Musburger also is drawn to the SEC’s outsized personalities. He admits being disappointed – and initially “very surprised” – Steve Spurrier is no longer coaching in Columbia.
“No question, we’re missing something with Steve out,” he said. “Steve was a superstar in everything he did, and he was going to be missed whenever he decided to leave. (Alabama’s) Nick Saban is a Hall of Fame coach, maybe the best ever, but he’s not as colorful as Steve was. We miss that unique humor of the ol’ ball coach.”
Musburger claims he created Spurrier’s nickname, which the coach tried to modify.
“He told someone, ‘Tell Brent I’m not the ‘old’ ball coach, I’m the Head Ball Coach.’ ” Musburger laughed. “So I started calling him the Ol’ Head Ball Coach, just to needle him.”

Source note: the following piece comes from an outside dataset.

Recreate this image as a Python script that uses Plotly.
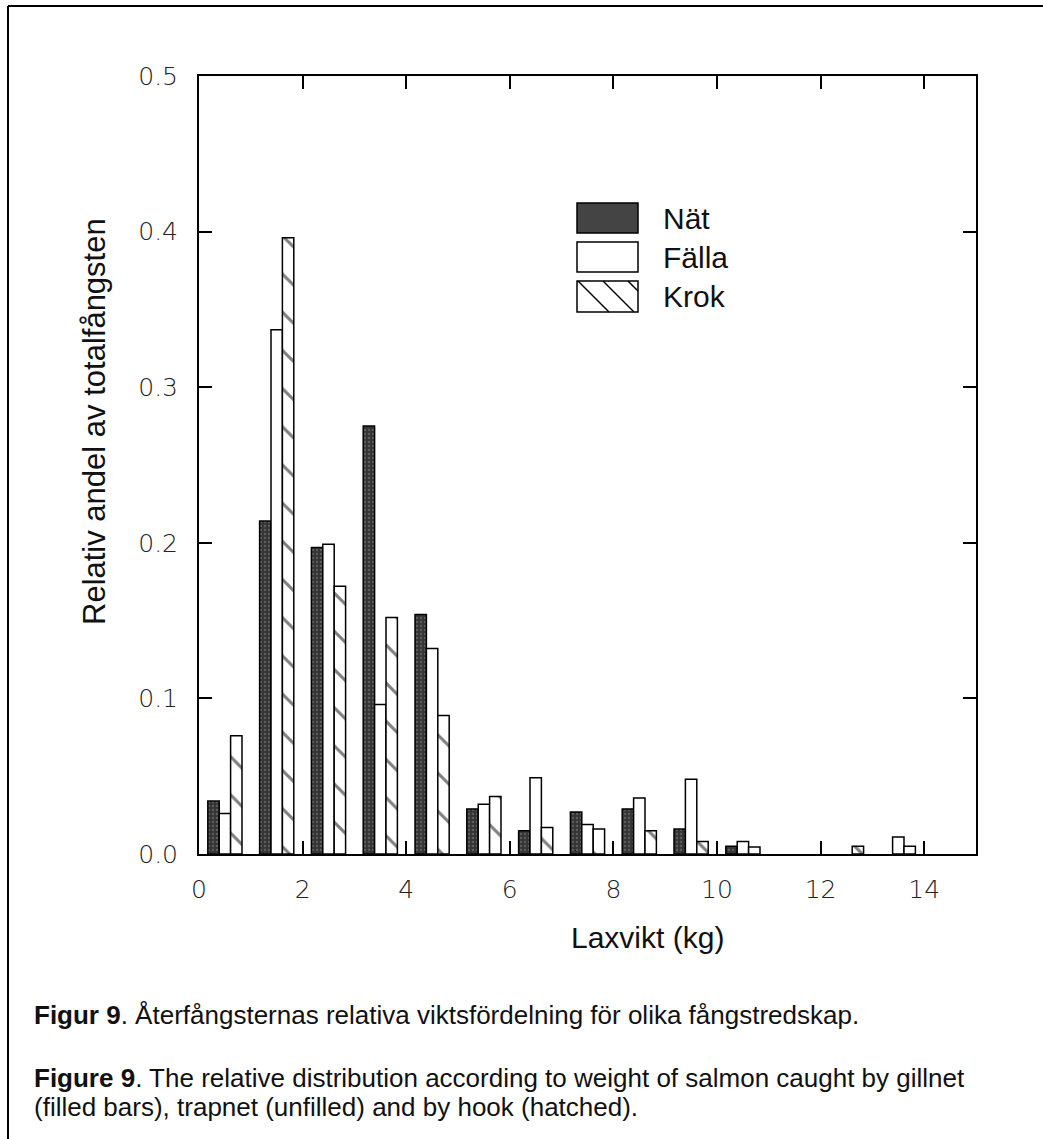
import plotly.graph_objects as go

# ---- data ----
bins = list(range(15))  # weight classes (kg), bin i spans [i, i+1)
nat = [0.034, 0.214, 0.197, 0.275, 0.154, 0.029, 0.015, 0.027, 0.029, 0.016, 0.005, None, None, None, None]
falla = [0.026, 0.337, 0.199, 0.096, 0.132, 0.032, 0.049, 0.019, 0.036, 0.048, 0.008, None, None, 0.011, None]
krok = [0.076, 0.396, 0.172, 0.152, 0.089, 0.037, 0.017, 0.016, 0.015, 0.008, 0.0045, None, 0.005, 0.005, None]
series_names = ["Nät", "Fälla", "Krok"]
x_ticks = [0, 2, 4, 6, 8, 10, 12, 14]
y_ticks = [0.0, 0.1, 0.2, 0.3, 0.4, 0.5]

centers = [b + 0.5 for b in bins]

# ---- layout geometry (pixels) ----
W, H = 1043, 1139
L, R, T, B = 199, 67, 76, 285
PW, PH = W - L - R, H - T - B
XMAX, YMAX = 15, 0.5

def px2x(px):
    return (px - L) / PW * XMAX

def py2y(py):
    return (T + PH - py) / PH * YMAX

def px2paper(px):
    return (px - L) / PW

def py2paper(py):
    return (T + PH - py) / PH

TXT = "Liberation Sans, Arial, sans-serif"
TICKF = "DejaVu Sans, sans-serif"

fig = go.Figure()
line = dict(color="black", width=1.5)
fig.add_trace(go.Bar(
    x=centers, y=nat, name=series_names[0],
    marker=dict(color="#444", line=line,
                pattern=dict(shape=".", bgcolor="#353535", fgcolor="#8a8a8a", size=4, solidity=0.25)),
))
fig.add_trace(go.Bar(
    x=centers, y=falla, name=series_names[1],
    marker=dict(color="white", line=line),
))
fig.add_trace(go.Bar(
    x=centers, y=krok, name=series_names[2],
    marker=dict(color="white", line=line,
                pattern=dict(shape="\\", bgcolor="white", fgcolor="black", size=27, solidity=0.11)),
))

fig.update_layout(
    width=W, height=H, autosize=False,
    margin=dict(l=L, r=R, t=T, b=B, pad=0),
    paper_bgcolor="white", plot_bgcolor="white",
    barmode="group", bargap=0.34, bargroupgap=0,
    showlegend=False,
    font=dict(family=TXT, color="#111"),
)
tickfont = dict(family=TICKF, size=25, color="#222", weight=300)
fig.update_xaxes(
    range=[0, XMAX], tickvals=x_ticks, ticktext=[str(v) for v in x_ticks],
    showgrid=False, zeroline=False, showline=True, linecolor="black", linewidth=2,
    mirror="ticks", ticks="inside", ticklen=13, tickwidth=1.5, tickcolor="black",
    tickfont=tickfont, ticklabelstandoff=12,
)
fig.update_yaxes(
    range=[0, YMAX], tickvals=y_ticks, ticktext=[f"{v:.1f}" for v in y_ticks],
    showgrid=False, zeroline=False, showline=True, linecolor="black", linewidth=2,
    mirror="ticks", ticks="inside", ticklen=13, tickwidth=1.5, tickcolor="black",
    tickfont=tickfont, ticklabelstandoff=14,
)

shapes = []
annotations = []

# ---- legend (drawn manually) ----
leg_x0, leg_x1 = 577, 638
leg_rows = [(203, 233), (242, 272), (281, 312)]
for i, (ya, yb) in enumerate(leg_rows):
    fill = "#444" if i == 0 else "white"
    shapes.append(dict(type="rect", xref="x", yref="y",
                       x0=px2x(leg_x0), x1=px2x(leg_x1), y0=py2y(yb), y1=py2y(ya),
                       fillcolor=fill, line=dict(color="black", width=1.5), layer="above"))
    annotations.append(dict(xref="x", yref="y", x=px2x(661), y=py2y((ya + yb) / 2),
                            text=series_names[i], showarrow=False, xanchor="left", yanchor="middle",
                            font=dict(family=TXT, size=30, color="#111")))
# hatching of Krok legend box
ya, yb = leg_rows[2]
hh = yb - ya
for sx in [578, 603, 628]:
    ex = min(sx + hh, leg_x1)
    ey = ya + (ex - sx)
    shapes.append(dict(type="line", xref="x", yref="y",
                       x0=px2x(sx), y0=py2y(ya), x1=px2x(ex), y1=py2y(ey),
                       line=dict(color="black", width=1.5), layer="above"))

# ---- axis titles ----
annotations.append(dict(xref="paper", yref="paper", x=px2paper(647), y=py2paper(937),
                        text="Laxvikt (kg)", showarrow=False, xanchor="center", yanchor="middle",
                        font=dict(family=TXT, size=30, color="#111")))
annotations.append(dict(xref="paper", yref="paper", x=px2paper(95), y=py2paper(422),
                        text="Relativ andel av totalfångsten", showarrow=False, textangle=-90,
                        xanchor="center", yanchor="middle",
                        font=dict(family=TXT, size=31, color="#111")))

# ---- captions ----
captions = [
    (1015, "<b>Figur 9</b>. Återfångsternas relativa viktsfördelning för olika fångstredskap."),
    (1078, "<b>Figure 9</b>. The relative distribution according to weight of salmon caught by gillnet"),
    (1107, "(filled bars), trapnet (unfilled) and by hook (hatched)."),
]
for py, t in captions:
    annotations.append(dict(xref="paper", yref="paper", x=px2paper(32), y=py2paper(py),
                            text=t, showarrow=False, xanchor="left", yanchor="middle",
                            font=dict(family=TXT, size=26, color="#111")))

# ---- page frame (top and left border lines) ----
shapes.append(dict(type="line", xref="paper", yref="paper",
                   x0=px2paper(8), y0=py2paper(6), x1=px2paper(W), y1=py2paper(6),
                   line=dict(color="black", width=2)))
shapes.append(dict(type="line", xref="paper", yref="paper",
                   x0=px2paper(8), y0=py2paper(6), x1=px2paper(8), y1=py2paper(H),
                   line=dict(color="black", width=2)))

fig.update_layout(shapes=shapes, annotations=annotations)
fig.write_html("out.html")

Coaches come and go, even if Musburger hasn’t, and USC-Georgia features new sideline personalities in Will Muschamp and Kirby Smart. The veteran announcer knows both men well and expects each to succeed … eventually.
“It’s going to take Will a while,” he said. “Fans need to give him a few years, but the expectations are for them to get back to a bowl game. It’s not easy, but I’m pulling for him.”
Smart’s situation, Musburger said, is more challenging.
“With (former Georgia coach Mark) Richt, the disappointment was not winning national titles,” he said. “But to capture the love of Georgia fans, Kirby first needs to get to Atlanta and beat whoever the West representative is. For him to be (considered) successful, he has to win the SEC first.”
Awaiting that, Musburger lists this year’s SEC story lines: No. 1, “the way Tennessee is winning, completely opposite the way they lost games last year;” No. 2, Alabama “reloaded, marching again;” No. 3, LSU firing coach Les Miles.
Of the last, Musburger said, “I think to a certain extent, coaches have a shelf life. You look at Les’ record: second only to Saban’s, a national title. But the crowd there was restless. If Richt had won (another) SEC title, he’d still be there.
“One thing the (College Football Playoff) is producing (is) a lot more pressure on coaches.” He laughed wryly. “That’s just the way it is.”
For coaches, perhaps, but Musburger’s “shelf life” apparently has no expiration date. Naturally, that suits him just fine.